Any social organization founded on common enthusiasms develops its own special traditions, and the breakfast club has three of long standing.
Photo courtesy of Valerie Anderson First is the South Carolina Breakfast Club belt awarded to the person who has traveled the longest distance to reach a meeting destination. A visitor from the United Kingdom came away with that award at one meeting. At another, a pilot who flew in from upstate New York in a Cherokee Six received the prize.
Another tradition is "the ball." Balls are known for their tendency to bounce, so it was fitting that a ball would be awarded to the pilot who makes, shall we say, the most tangibly tremulous touchdown on arrival.
All in good fun, but evidently not every pilot is well practiced in the art of self-deprecation. “People would get there at 7:30 or eight in the morning so nobody would see them land,” Truett said. “Some would keep going, and not even stop to eat.”

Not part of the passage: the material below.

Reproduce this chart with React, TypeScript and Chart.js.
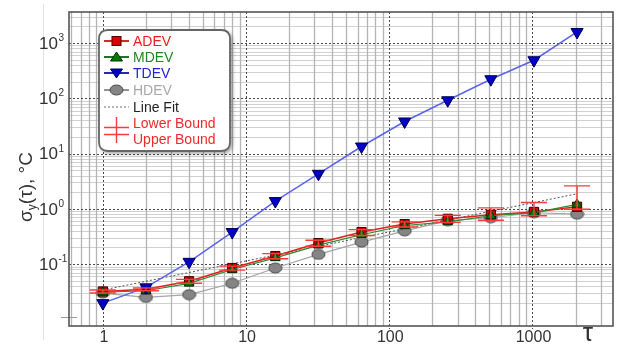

Photo courtesy of Valerie Anderson Tradition long dictated that any pilot who received the ball must relinquish it at the following meeting. But when too many balls went unrecovered, a change of policy was decided.
“They started letting the president keep the ball, and the person who made the worst landing got to sign the ball,” Truett said. In another club custom, gas money for the next scheduled club meeting is awarded to the winner of a lotto drawing.
Truett puts on his flight instructor hat to point out two other benefits of regular participation in breakfast club meetings: Finding your way to the destinations will make your VFR navigation skills razor sharp. And with regular attendance, “you will always be current.”
Not to mention, well fed?
“If you go away hungry, that’s your fault,” he said.